Kamis, 15 Desember 2016

Berjuang Mengikis Stigma Negatif Beting

EntrepeneurKreatif.com- Komunitas Beting Cinta  Qur’an mulai berdiri  sejak 7 april 2016. Gerakan sosial yang diprakarsai oleh Nur Baiti bersama 3 temannya dari FISIP Untan dan IAIN Pontianak ini Berjuang Mengikis Stigma Negatif Beting. Dengan empat  tenaga pengajar termasuk Nur Baiti sendiri Sosiologi Untan,  yang mengajar 4 program utama yakni Program Beting Mengaji (Senin-Kamis jam 15.30-17.00 wib), Beting  Menghafal (Senin-Kamis jam 15.30-17.00 wib), Beting Berakting (anak remaja, setiap Jum’at), dan Beting Berjilbab (dalam rangka Hari Tutup Aurat) berkolabori dengan beberapa komunitas dan lembaga lain. Waktu itu ada 90 helai hijab yang dibagikan ke anak-anak perempuan di Beting.  Total  murid sekitar 40 orang dengan rentang usia sekitar  4-16 tahun.




“Kami hanya sebagai penyalur saja. Donaturnya dari pihak lain,” ujar Ainun, sapaan akrab Nur Baiti.

Ainun menceritakan awal mula ia dan teman-temannya berusaha meyakinkan penduduk sekitar agar mengirim anak mereka untuk belajar mengaji secara gratis di Komunitas Beting Cinta  Qur’an.


“Tiga hari sebelum launching komunitas ini, kami menyambangi rumah penduduk dan mengenalkan apa itu Komunitas Beting Cinta Qur’an dan kenapa mereka perlu mengirim anak mereka untuk belajar mengaji dengan kami,” terangnya.



Selain gratis, Al-Qur’an dan Iqro pun sudah tersedia di TPA. Orangtua hanya tinggal mengijinkan anak mereka saja untuk belajar mengaji setiap sore. Di awal memang terjadi penolakan, tapi karena komunitas Beting Cinta Qur’an sering diliput media cetak dan televise, para orangtua perlahan jadi mengenal komunitas ini dan yakin dengan tujuan mulia Ainun dan kawan-kawan dalm mendidik anak-anak mereka.
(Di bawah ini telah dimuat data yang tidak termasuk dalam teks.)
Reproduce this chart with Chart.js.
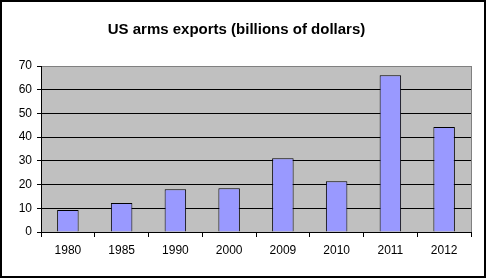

“Kendala yang kami hadapi adalah minimnya jumlah tenaga pengajar. Selain itu, karena sebagian teman-teman masih berstatus mahasiswa semester akhir yang tengah sibuk menyelesaikan skripsi, pembagian waktu sering keteteran,” ujarnya.

Ke depan, Ainun ingin melembagakan Gerakan Beting Cinta Qur’an tidak hanya fokus di bidang agama saja tapi juga merambah bidang sosial yang lebih luas. Karena pendidikan dan latar belakang keluarga mereka yang membuat mereka seperti ini.  tantangannya adalah bagaimana para pengajar mampu membuat anak-anak mau belajar atas kesadaran sendiri, bukan paksaan dari luar.



Ainun tinggal tidak jauh dari Beting dan banyak keluarganya yang tinggal di kampung itu. Stigma negatif  yang terlanjur dicap masyarakat pada penduduk Kampung Beting sebagai kampung narkoba bahkan membuat sebagian penduduk di sana yang ‘bersih’ juga terkena imbasnya.

“Keluarga saya bahkan harus minjam KTP orang dulu kalau mau mengkredit motor,” ungkapnya. Meskipun begitu, tidak semua menolak KTP atau Kartu Keluarga penduduk Kampung Beting, ada juga yang tetap bersedia menerima.

“Saya peduli karena prihatin dengan masa depan mereka. Mau jadi apa mereka sepuluh tahun ke depan, sedang mereka tidak bisa diterima bekerja di mana pun. Kalau tidak kuat iman, mereka akan menjadi generasi penerus, “ tutup mahasiswi Jurusan Sosiologi Untan ini.